If the UK elected not to adopt any form of free trade agreement, the World Trade Organisation would govern UK trade with the EU without the need for negotiation. Under this arrangement, there would be limited free movement of services between the EU and UK, and no free movement of EU nationals into the UK or vice versa. In terms of legislation, this would mean that the upcoming GDPR would have no direct effect on the UK and the UK would be free to revise its data protection framework and deviate from EU standards as it saw fit. The obvious issue which arises here is whether the UK would be classified by the European Commission as a ‘safe third country’, to permit EU personal data to be transmitted to the UK (which would be neither an EU nor an EEA country). If the UK was not regarded as providing an adequate level of protection, data transfers to the UK would be subject to stricter requirements, similar to that which currently apply in relation to the USA and other jurisdictions which do not have a finding of adequacy.

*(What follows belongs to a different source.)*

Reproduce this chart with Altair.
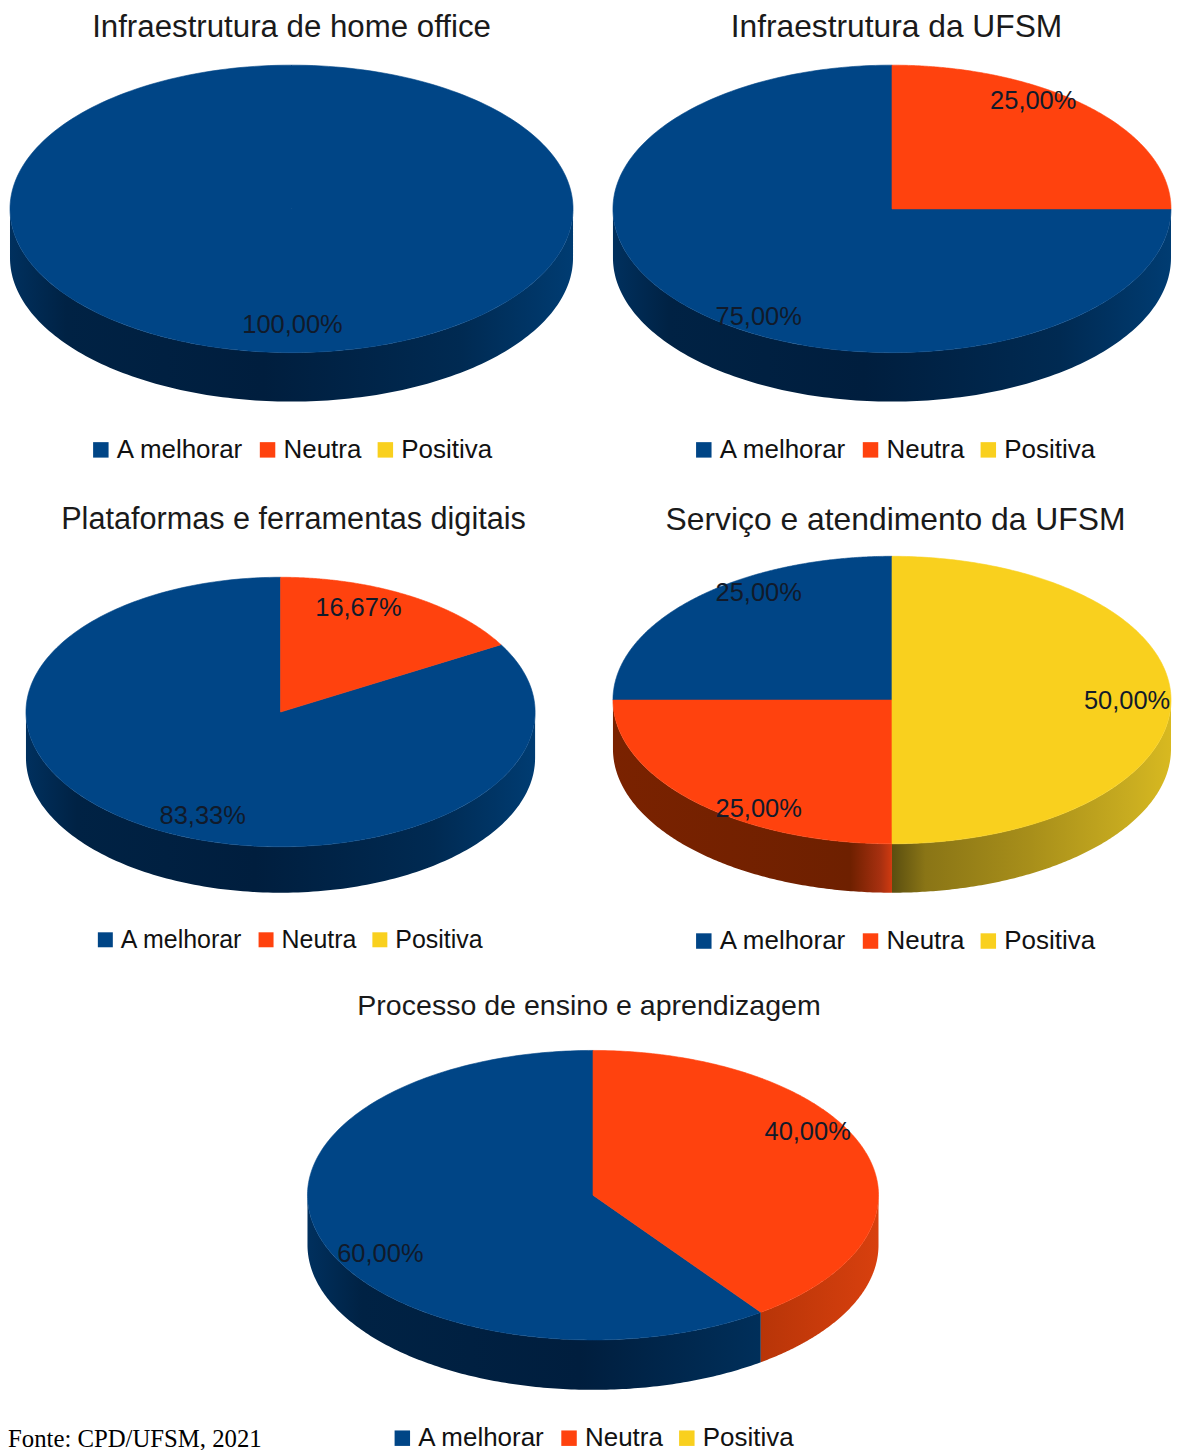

Despite the uncertainty around a Brexit, reforms to the UK data protection legislation are coming in one form or another. The current uncertainties surrounding these reforms should become clearer once the EU exit negotiations start, which is most likely to be in the Autumn this year when a new Prime Minister is anticipated to be in place.
Regardless of what happens in any Brexit negotiations, if the UK still wishes to trade at anything close to the current levels with the EU it will need to implement a data protection regime which ensures an ‘adequate’ level of data protection controls and safeguards.
Ultimately, economic and commercial motivations will determine the extent to which the UK will have to mirror EU legislation. In practical terms, companies should not, therefore, be deterred from implementing data protection reforms in light of the upcoming GDPR.